Under a 2003 child-pornography law, Congress empowered federal agents to arrest anyone for advertising, promoting, presenting, distributing, or soliciting material in a manner that is "intended to cause another to believe" that the material is illegal child pornography. The law applies even if the underlying material isn't actually child pornography.

US Solicitor General Paul Clement says the law, a section of the Protect Act, is a carefully calibrated effort by Congress to safeguard children from sexual exploitation by targeting those who would traffic in child pornography.

Critics say the law is a vague and overbroad regulation of free speech that threatens to establish the federal government as a kind of thought police. They say the government should punish illegal conduct, not controversial – or even repulsive – thoughts and fantasies. In addition, they say the law could chill artistic, literary, scientific, and other forms of protected speech.

"How are you as a promoter or as a describer supposed to know what is likely to make another person 'believe?' " asks John Feldmeier, a political science professor at Wright State University in Dayton, Ohio., who helped file a friend-of-the-court brief on behalf of the Free Speech Coalition, a trade association for the adult-entertainment industry.

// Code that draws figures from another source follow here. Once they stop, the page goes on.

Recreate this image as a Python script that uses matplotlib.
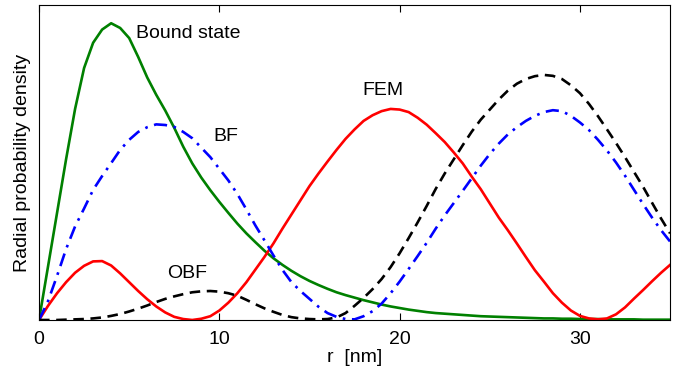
import matplotlib
matplotlib.use("Agg")
import matplotlib.pyplot as plt

plt.rcParams['font.family'] = ['Liberation Sans', 'DejaVu Sans']

# radius grid (nm), half-nm steps
r = [i * 0.5 for i in range(71)]

# values, arbitrary units
bound_state = [0, 0.17, 0.34, 0.51, 0.67, 0.80, 0.88, 0.922, 0.942, 0.927,
               0.895, 0.835, 0.77, 0.715, 0.665, 0.61, 0.55, 0.497, 0.452, 0.412,
               0.375, 0.34, 0.306, 0.275, 0.247, 0.22, 0.196, 0.175, 0.156, 0.139,
               0.124, 0.111, 0.099, 0.088, 0.079, 0.071, 0.063, 0.056, 0.049, 0.043,
               0.038, 0.033, 0.029, 0.025, 0.022, 0.02, 0.018, 0.016, 0.014, 0.012,
               0.011, 0.010, 0.009, 0.008, 0.007, 0.006, 0.005, 0.005, 0.004, 0.004,
               0.003, 0.003, 0.003, 0.002, 0.002, 0.002, 0.002, 0.001, 0.001, 0.001,
               0.001]
fem = [0, 0.045, 0.085, 0.12, 0.15, 0.172, 0.186, 0.187, 0.173, 0.148,
       0.12, 0.092, 0.066, 0.043, 0.024, 0.01, 0.003, 0.0, 0.004, 0.012,
       0.03, 0.055, 0.085, 0.12, 0.16, 0.2, 0.243, 0.29, 0.335, 0.38,
       0.425, 0.465, 0.503, 0.54, 0.575, 0.605, 0.632, 0.65, 0.663, 0.67,
       0.668, 0.66, 0.642, 0.62, 0.593, 0.565, 0.532, 0.497, 0.455, 0.415,
       0.37, 0.325, 0.285, 0.243, 0.2, 0.158, 0.122, 0.085, 0.055, 0.03,
       0.013, 0.005, 0.002, 0.005, 0.018, 0.04, 0.068, 0.095, 0.123, 0.15,
       0.175]
bf = [0, 0.06, 0.14, 0.225, 0.297, 0.354, 0.413, 0.457, 0.498, 0.54,
      0.572, 0.597, 0.612, 0.621, 0.619, 0.613, 0.597, 0.577, 0.547, 0.517,
      0.48, 0.443, 0.40, 0.351, 0.30, 0.253, 0.205, 0.159, 0.12, 0.092,
      0.067, 0.042, 0.022, 0.01, 0.003, 0.002, 0.012, 0.028, 0.052, 0.085,
      0.122, 0.162, 0.203, 0.245, 0.29, 0.332, 0.371, 0.41, 0.45, 0.49,
      0.527, 0.56, 0.589, 0.612, 0.632, 0.648, 0.66, 0.666, 0.663, 0.648,
      0.627, 0.603, 0.572, 0.538, 0.5, 0.458, 0.413, 0.368, 0.325, 0.285,
      0.249]
obf = [0, 0, 0, 0.001, 0.002, 0.003, 0.005, 0.008, 0.013, 0.019,
       0.027, 0.036, 0.046, 0.057, 0.067, 0.075, 0.082, 0.088, 0.091, 0.092,
       0.09, 0.085, 0.077, 0.064, 0.05, 0.037, 0.026, 0.016, 0.009, 0.005,
       0.003, 0.002, 0.003, 0.008, 0.022, 0.045, 0.07, 0.098, 0.13, 0.168,
       0.212, 0.26, 0.31, 0.362, 0.416, 0.465, 0.51, 0.555, 0.598, 0.636,
       0.668, 0.7, 0.728, 0.75, 0.765, 0.774, 0.778, 0.775, 0.765, 0.745,
       0.72, 0.686, 0.647, 0.605, 0.562, 0.517, 0.47, 0.423, 0.372, 0.322,
       0.275]

fig = plt.figure(figsize=(6.81, 3.72), dpi=100)
ax = fig.add_axes([0.0573, 0.1398, 0.9267, 0.8468])

lw = 1.9
ax.plot(r, bound_state, color='#008000', lw=lw)
ax.plot(r, fem, color='red', lw=lw)
ax.plot(r, bf, color='blue', lw=lw, dashes=[5, 2.5, 1, 2.5])
ax.plot(r, obf, color='black', lw=lw, dashes=[4, 2.5])

fs = 14
ax.text(5.4, 0.911, 'Bound state', fontsize=fs, va='center')
ax.text(9.65, 0.581, 'BF', fontsize=fs, va='center')
ax.text(17.96, 0.73, 'FEM', fontsize=fs, va='center')
ax.text(7.1, 0.149, 'OBF', fontsize=fs, va='center')

ax.set_xlim(0, 35)
ax.set_ylim(0, 1)
ax.set_xticks([0, 10, 20, 30])
ax.set_yticks([])
ax.tick_params(axis='x', direction='in', top=True, labelsize=fs, length=5, pad=8)
ax.set_xlabel('r  [nm]', fontsize=fs, labelpad=1)
ax.set_ylabel('Radial probability density', fontsize=fs, labelpad=6)

fig.savefig('out.png', dpi=100)
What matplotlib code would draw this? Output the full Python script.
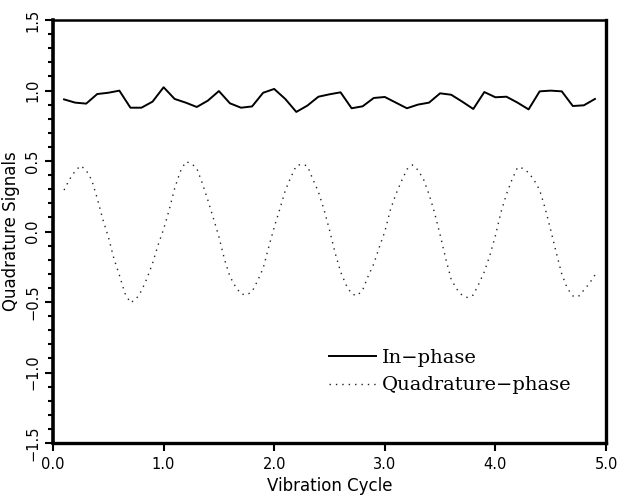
import numpy as np
import matplotlib
matplotlib.use('Agg')
import matplotlib.pyplot as plt
from matplotlib.ticker import MultipleLocator

# in-phase signal, sampled every 0.1 cycle
x_in = np.round(np.arange(0.1, 4.95, 0.1), 2)
in_phase = [0.937, 0.914, 0.907, 0.975, 0.984, 0.999, 0.878, 0.878, 0.921, 1.023,
            0.940, 0.914, 0.883, 0.928, 0.996, 0.909, 0.878, 0.887, 0.984, 1.011,
            0.940, 0.848, 0.893, 0.956, 0.973, 0.987, 0.874, 0.888, 0.947, 0.954,
            0.914, 0.874, 0.900, 0.914, 0.980, 0.970, 0.921, 0.869, 0.989, 0.952,
            0.956, 0.914, 0.866, 0.994, 0.999, 0.994, 0.890, 0.895, 0.940]

# quadrature-phase signal, sampled every 0.05 cycle
x_quad = np.round(np.arange(0.1, 4.925, 0.05), 3)
quad_phase = [0.294, 0.370, 0.429, 0.467, 0.434, 0.365, 0.235, 0.087, -0.037, -0.190,
              -0.309, -0.438, -0.505, -0.481, -0.420, -0.332, -0.226, -0.096, 0.016, 0.152,
              0.306, 0.424, 0.495, 0.483, 0.448, 0.342, 0.223, 0.094, -0.037, -0.196,
              -0.320, -0.391, -0.443, -0.450, -0.427, -0.349, -0.261, -0.112, 0.030, 0.157,
              0.290, 0.384, 0.467, 0.477, 0.465, 0.370, 0.280, 0.157, 0.011, -0.150,
              -0.285, -0.379, -0.443, -0.455, -0.415, -0.316, -0.230, -0.112, -0.001, 0.152,
              0.264, 0.356, 0.441, 0.472, 0.436, 0.370, 0.264, 0.133, -0.023, -0.190,
              -0.339, -0.408, -0.453, -0.469, -0.450, -0.372, -0.285, -0.169, -0.030, 0.136,
              0.264, 0.368, 0.455, 0.448, 0.417, 0.365, 0.294, 0.164, 0.011, -0.150,
              -0.301, -0.403, -0.457, -0.462, -0.415, -0.368, -0.309]

x_ticks = [0.0, 1.0, 2.0, 3.0, 4.0, 5.0]
y_ticks = [-1.5, -1.0, -0.5, 0.0, 0.5, 1.0, 1.5]

fig = plt.figure(figsize=(6.2, 5.01), dpi=100)
ax = fig.add_axes([53/620, 1 - 443/501, 553/620, 423/501])

ax.plot(x_in, in_phase, color='black', lw=1.4, label='In\u2212phase')
ax.plot(x_quad, quad_phase, color='#222222', lw=1.0, linestyle=(0, (1, 3.6)),
        label='Quadrature\u2212phase')

ax.set_xlim(0, 5)
ax.set_ylim(-1.5, 1.5)
ax.set_xticks(x_ticks)
ax.set_xticklabels(['%.1f' % v for v in x_ticks])
ax.set_yticks(y_ticks)
ax.set_yticklabels([('%.1f' % v).replace('-', '\u2212') for v in y_ticks],
                   rotation=90, va='center')
ax.yaxis.set_minor_locator(MultipleLocator(0.1))

ax.tick_params(axis='both', which='major', direction='out', length=6, width=1.5,
               labelsize=10.5, colors='black')
ax.tick_params(axis='y', which='minor', direction='out', length=3.5, width=1.5)
ax.tick_params(axis='x', pad=4)
ax.tick_params(axis='y', pad=3)

ax.spines['left'].set_linewidth(2.6)
ax.spines['bottom'].set_linewidth(2.4)
ax.spines['top'].set_linewidth(1.8)
ax.spines['right'].set_linewidth(2.4)

ax.set_xlabel('Vibration Cycle', fontsize=12, labelpad=4)
ax.set_ylabel('Quadrature Signals', fontsize=12, labelpad=4)

ax.legend(loc='center left', bbox_to_anchor=(0.499, 0.169), frameon=False,
          prop={'family': 'DejaVu Serif', 'size': 14}, handlelength=2.4,
          handletextpad=0.3, labelspacing=0.5, borderpad=0, borderaxespad=0)

fig.savefig('out.png', dpi=100)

The issue arises in the case of Michael Williams of Key Largo, Fla., who was arrested in May 2004 after an encounter with an undercover agent in an adult chat room on the Internet.

Mr. Williams logged into the chat room and posted a message that he had "good" photographs of his 2-year-old daughter that he wished to swap for similar photos. The undercover agent responded and engaged Williams in a private Web chat. The agent identified himself as a 30-year-old mother with a 10-year-old daughter.

Williams and the agent swapped photos. The children depicted in the photos were clothed and were not engaged in sexually explicit activities.

According to court documents, Williams tried to get the agent to provide a more sexually explicit photograph. When it did not arrive, Williams posted a warning message in the chat room that the undercover agent was a cop. The undercover agent responded in a chat-room message accusing Williams of being a cop.